Organizing five of the six major cleaning companies in Houston has given SEIU major leverage to go after the lone holdout, Professional Janitorial Services, even as the union eyes San Antonio, Dallas and any other city it considers ripe. Should SEIU organize the entire industry, clients will have no choice but to hire from the union’s labor monopoly. As one Texas labor expert put it, SEIU can’t afford to let non-union companies exist, or the union won’t be able to demand unprecedented wages.

Above all, however, SEIU can’t afford to let workplace democracy exist. Employees of the five newly unionized cleaning companies in Houston were all organized through a process called “card check.” Instead of a secret-ballot election in which employees can vote their consciences (choosing to unionize or not in the privacy of the voting booth), under “card check” employees sign union cards as union organizers look over their shoulders. Predictably, the process is rife with intimidation and misrepresentation.
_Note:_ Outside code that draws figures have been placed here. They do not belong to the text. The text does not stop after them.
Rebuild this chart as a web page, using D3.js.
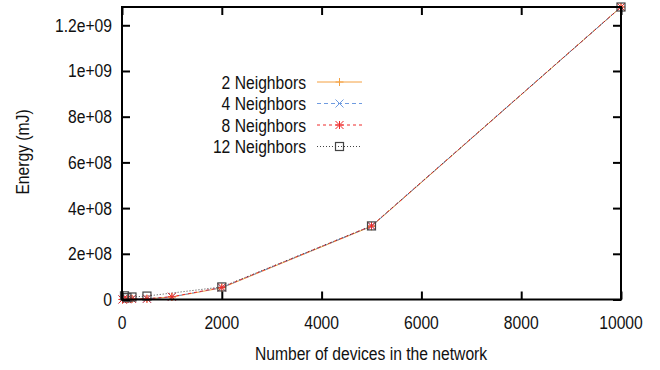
<!DOCTYPE html>
<html>
<head>
<meta charset="utf-8">
<script src="https://cdn.jsdelivr.net/npm/d3@7"></script>
<style>
  body { margin: 0; background: #fff; }
  text { font-family: "Liberation Sans", Arial, sans-serif; fill: #111; font-size: 18px; }
</style>
</head>
<body>
<svg id="canvas" width="660" height="370"></svg>
<script>
// data
var devices = [10, 100, 200, 500, 1000, 2000, 5000, 10000];
var energy_2 = [1e5, 1.2e6, 2.5e6, 3e6, 1.1e7, 5.1e7, 3.2e8, 1.28e9];
var energy_4 = [1e5, 1.3e6, 2.7e6, 3.2e6, 1.15e7, 5.2e7, 3.21e8, 1.28e9];
var energy_8 = [1e5, 1.4e6, 2.9e6, 3.4e6, 1.2e7, 5.3e7, 3.22e8, 1.28e9];
var devices_12 = [50, 100, 200, 500, 2000, 5000, 10000];
var energy_12 = [1.6e7, 8e6, 1.1e7, 1.5e7, 5.5e7, 3.22e8, 1.28e9];
var series_names = ["2 Neighbors", "4 Neighbors", "8 Neighbors", "12 Neighbors"];
var x_ticks = [0, 2000, 4000, 6000, 8000, 10000];
var y_ticks = [0, 2e8, 4e8, 6e8, 8e8, 1e9, 1.2e9];
var y_tick_labels = ["0", "2e+08", "4e+08", "6e+08", "8e+08", "1e+09", "1.2e+09"];

var svg = d3.select('#canvas');
var plot_left = 122, plot_right = 621, plot_top = 7, plot_bottom = 299.5;
var squeeze = 0.87; // the reference font is a bit condensed

var xScale = d3.scaleLinear().domain([0, 10000]).range([plot_left, plot_right]);
var yScale = d3.scaleLinear().domain([0, 1.28e9]).range([plot_bottom, plot_top]);

var series = [
  { name: series_names[0], xs: devices, ys: energy_2, color: '#f4a040', dash: null, marker: 'plus' },
  { name: series_names[1], xs: devices, ys: energy_4, color: '#6f9be0', dash: '4,3', marker: 'cross' },
  { name: series_names[2], xs: devices, ys: energy_8, color: '#ee2a2a', dash: '3,3', marker: 'star' },
  { name: series_names[3], xs: devices_12, ys: energy_12, color: '#444', dash: '1,2', marker: 'box' }
];

function addText(x, y, str, anchor, rot){
  return svg.append('text')
    .attr('transform', 'translate(' + x + ',' + y + ')' + (rot ? ' rotate(' + rot + ')' : '') + ' scale(' + squeeze + ',1)')
    .attr('text-anchor', anchor).text(str);
}

// markers
function drawMarker(g, type, cx, cy, color){
  var s = 4;
  if(type == 'plus'){
    g.append('path').attr('d', 'M'+(cx-s)+','+cy+'H'+(cx+s)+'M'+cx+','+(cy-s)+'V'+(cy+s))
      .attr('stroke', color).attr('stroke-width', 1);
  } else if(type == 'cross'){
    g.append('path').attr('d', 'M'+(cx-s)+','+(cy-s)+'L'+(cx+s)+','+(cy+s)+'M'+(cx-s)+','+(cy+s)+'L'+(cx+s)+','+(cy-s))
      .attr('stroke', color).attr('stroke-width', 1);
  } else if(type == 'star'){
    g.append('path').attr('d', 'M'+(cx-s)+','+cy+'H'+(cx+s)+'M'+cx+','+(cy-s)+'V'+(cy+s)
      +'M'+(cx-s)+','+(cy-s)+'L'+(cx+s)+','+(cy+s)+'M'+(cx-s)+','+(cy+s)+'L'+(cx+s)+','+(cy-s))
      .attr('stroke', color).attr('stroke-width', 1);
  } else {
    g.append('rect').attr('x', cx-s).attr('y', cy-s).attr('width', 2*s).attr('height', 2*s)
      .attr('fill', 'none').attr('stroke', color).attr('stroke-width', 1.2);
  }
}

var lineGen = d3.line().x(d => xScale(d[0])).y(d => yScale(d[1]));

// data lines
series.forEach(function(s){
  var pts = s.xs.map((x,i) => [x, s.ys[i]]);
  svg.append('path').attr('d', lineGen(pts)).attr('fill', 'none')
    .attr('stroke', s.color).attr('stroke-width', 1)
    .attr('stroke-dasharray', s.dash);
});
series.forEach(function(s){
  var g = svg.append('g');
  s.xs.forEach((x,i) => drawMarker(g, s.marker, xScale(x), yScale(s.ys[i]), s.color));
});

// axes, ticks inward and mirrored
svg.append('g').attr('transform', 'translate(0,' + plot_bottom + ')')
  .call(d3.axisTop(xScale).tickValues(x_ticks).tickSize(8).tickFormat(''));
svg.append('g').attr('transform', 'translate(0,' + plot_top + ')')
  .call(d3.axisBottom(xScale).tickValues(x_ticks).tickSize(8).tickFormat(''));
svg.append('g').attr('transform', 'translate(' + plot_left + ',0)')
  .call(d3.axisRight(yScale).tickValues(y_ticks).tickSize(8).tickFormat(''));
svg.append('g').attr('transform', 'translate(' + plot_right + ',0)')
  .call(d3.axisLeft(yScale).tickValues(y_ticks).tickSize(8).tickFormat(''));
svg.selectAll('.domain').remove();
svg.selectAll('.tick line').attr('stroke', '#000').attr('stroke-width', 2);

svg.append('rect').attr('x', plot_left).attr('y', plot_top)
  .attr('width', plot_right-plot_left).attr('height', plot_bottom-plot_top)
  .attr('fill', 'none').attr('stroke', '#000').attr('stroke-width', 2);

// tick labels
x_ticks.forEach(d => addText(xScale(d), 329, d, 'middle'));
y_ticks.forEach((d,i) => addText(112, yScale(d) + 6.5, y_tick_labels[i], 'end'));

// axis titles
addText(371, 360, 'Number of devices in the network', 'middle');
addText(29, 152, 'Energy (mJ)', 'middle', -90);

// legend
series.forEach(function(s, i){
  var ly = 82 + i*21.5;
  addText(306, ly + 6.5, s.name, 'end');
  svg.append('line').attr('x1', 317).attr('x2', 362).attr('y1', ly).attr('y2', ly)
    .attr('stroke', s.color).attr('stroke-width', 1).attr('stroke-dasharray', s.dash);
  drawMarker(svg.append('g'), s.marker, 339.5, ly, s.color);
});
</script>
</body>
</html>
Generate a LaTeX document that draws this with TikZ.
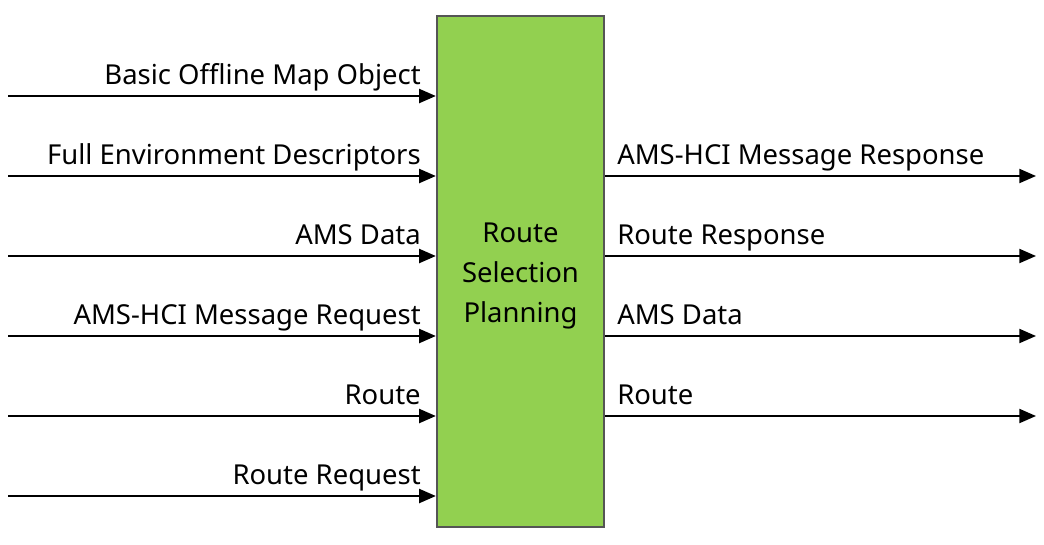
\documentclass[tikz,border=0pt]{standalone}
\usepackage{fontspec}
\setmainfont{Noto Sans}
\usetikzlibrary{positioning,arrows.meta}
\definecolor{cBlock}{HTML}{92D050}
\definecolor{cEdge}{HTML}{555555}

\begin{document}
\begin{tikzpicture}[x=0.75pt, y=-0.75pt, font=\fontsize{20.6}{30}\selectfont,
    flow/.style={line width=1.5pt, -{Triangle[length=12.5pt, width=10.5pt]}},
    lbl/.style={inner sep=0pt, anchor=base east},
    rlbl/.style={inner sep=0pt, anchor=base west}]
  \useasboundingbox (0,0) rectangle (1044,544);
  \node[draw=cEdge, line width=1.75pt, fill=cBlock, minimum width=167*0.75pt,
        minimum height=511*0.75pt, inner sep=0pt] (rsp) at (520.5,271.5) {};
  \node[align=center, inner sep=0pt] (rsptxt) at ([yshift=-3pt]rsp.center)
        {Route\\Selection\\Planning};
  % inputs
  \foreach \y/\txt [count=\i] in {96/Basic Offline Map Object,
      176/Full Environment Descriptors, 256/AMS Data,
      336/AMS-HCI Message Request, 416/Route, 496/Route Request} {
    \coordinate (in\i) at (8,\y);
    \draw[flow] (in\i) -- (in\i -| rsp.west);
    \node[lbl] (inl\i) at (421,\y-12) {\txt};
  }
  % outputs
  \foreach \y/\txt [count=\i] in {176/AMS-HCI Message Response,
      256/Route Response, 336/AMS Data, 416/Route} {
    \coordinate (out\i) at (1036,\y);
    \draw[flow] (out\i -| rsp.east) -- (out\i);
    \node[rlbl] (outl\i) at (617,\y-12) {\txt};
  }
\end{tikzpicture}
\end{document}
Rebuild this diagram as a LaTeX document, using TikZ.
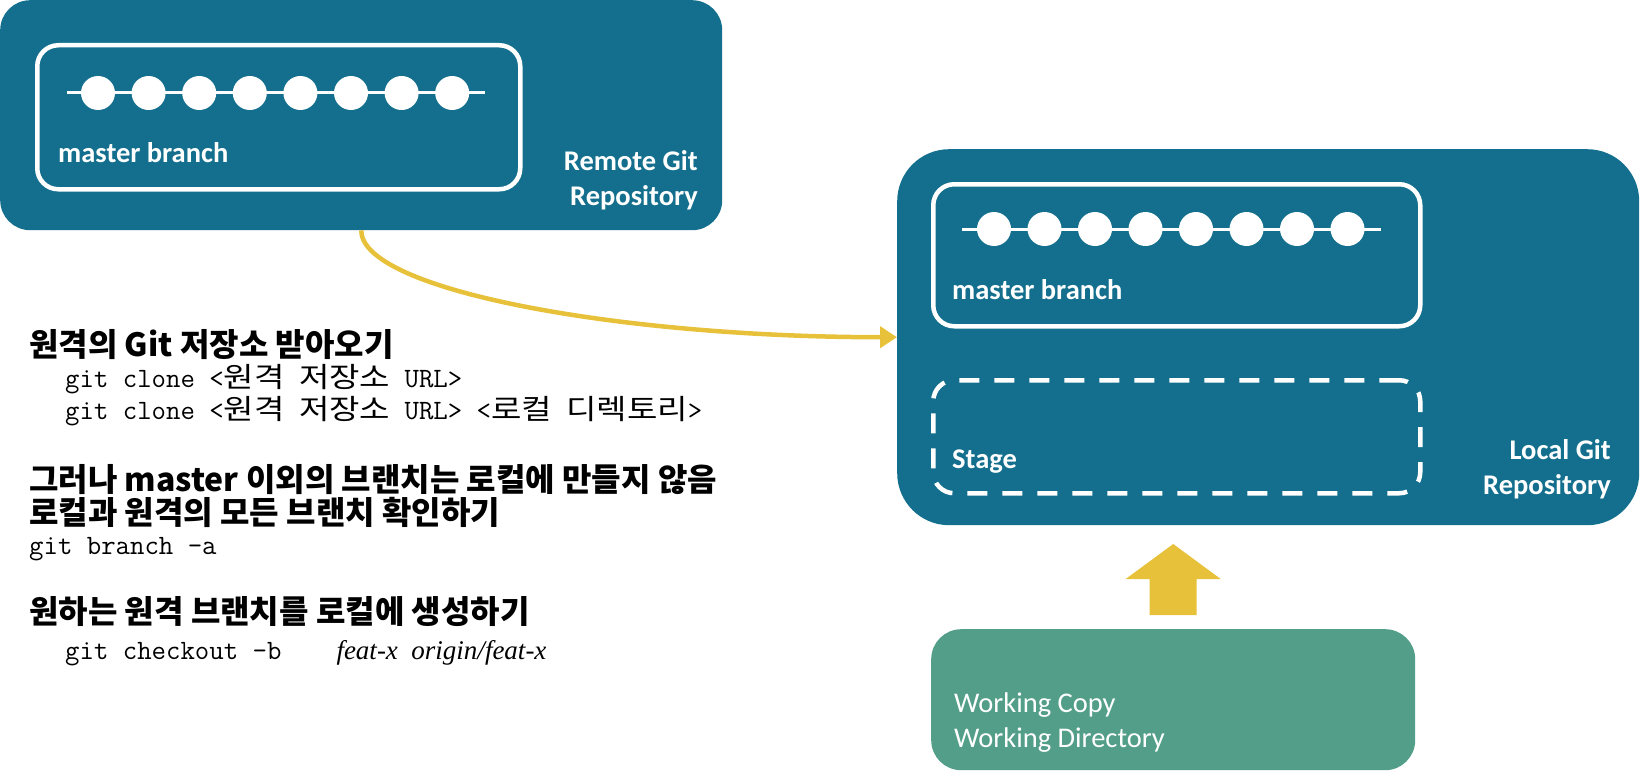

Right now the card-check process is optional, meaning unions can’t require it unless an employer agrees (usually after the union has threatened to ruin a firm’s business—hence the Houston cave-in). But SEIU has already started pushing the Democratic Congress to pass the misnamed Employee Free Choice Act, which would require employers to recognize unions under card check, even though employees might decide against unionizing if given the chance to vote in private.

A strike that generates more publicity than wages for janitors. Dues money from thousands of new union members to spend on causes members don’t support. A labor cartel that drives up prices for everybody. A scheme to end secret-ballot elections. Who is SEIU really good for?

SEIU’s drive to hijack elections nationwide underscores a sad fact about today’s labor movement: “Prounion” is not the same thing as “proworker.” Not any more.